Hace 67 años las novias quedaron sin traje blanco, las madres permanecieron en sobresalto y las hermanas y hermanos menores debieron tomar las riendas de las familias. Nadie supo hasta cuándo ni por qué; tampoco cómo. Ellos sí, ellos sabían lo necesario.
Rosa jamás vio a Flores Betancourt; su pequeña debió crecer sin conocer el olor de papá. «Guillermito», el hijo de Guillermo Granados, tenía apenas 11 meses, y después de ese día fue el único en llevar el nombre en la casa. María Luisa, convertida en Penélope, guardó desde el 24 de julio la cadena de Gelasio Martínez como símbolo de su noviazgo.
No hubo despedidas explícitas; quizá los besos fueron más suaves y los abrazos más intensos: podrían ser los últimos.
Cuando marcharon a Santiago, lo hicieron convencidos de que nacieron en la tierra de la diosa griega y convirtieron el arco y la flecha en los fusiles que les ayudarían a liberar Cuba. ¡Fueron unos valientes! Sabían que el destino de este archipiélago no podía estar en manos vendidas.

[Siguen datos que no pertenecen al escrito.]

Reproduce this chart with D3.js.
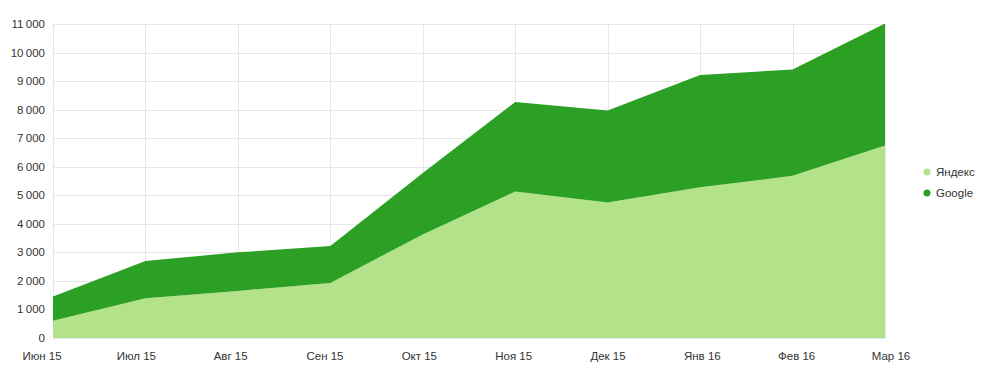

De los 28, muchos volvieron en cartas como estrujones al corazón después de incontables días de incertidumbre, otros en cuerpos desechos «en menudos pedazos», y solo poco más de una decena regresó a casa después del triunfo revolucionario.
En Artemisa algunos tienen ese día el alma encogida y llevan flores al Mausoleo levantado en La Matilde, en honor a quienes partieron desde allí hacia la gesta del Moncada a convertirse en héroes o mártires.
La sal de las lágrimas sabe siempre a dolor o felicidad, y para quienes sobrevivieron a los sucesos del 26 de Julio son agridulces. Debieron esperar siete años para recordar que habían valido la pena las historias rotas y los lejanos abrazos.
Lo bueno de la vida es que siempre pone cada cosa en su lugar, y el sitio guardado a los héroes es sublime. Quizá por eso son sus siluetas las que reciben a los visitantes al llegar a la capital provincial, pues no hay mejor manera de contar la historia que haciéndola parte de la comunidad.
Por eso cuando la vida premia con pertenecer a un lugar te hace parte de sus historias, leyendas, orgullos y dolores. Así, ser de Artemisa adjunta la intrínseca idea de ser valeroso, defender causas en las cuales se cree y aferrarse a la lucha como lo hicieron esos muchachos.
Al final ellos no se fueron: viven cada día en la mirada noble de la gente que trata de hacer de Artemisa una ciudad mejor, en los niños que asisten a escuelas públicas y en las huellas de últimos besos perpetuados en la piel de sus seres más queridos… aunque muchas novias hayan quedado sin vestidos blancos.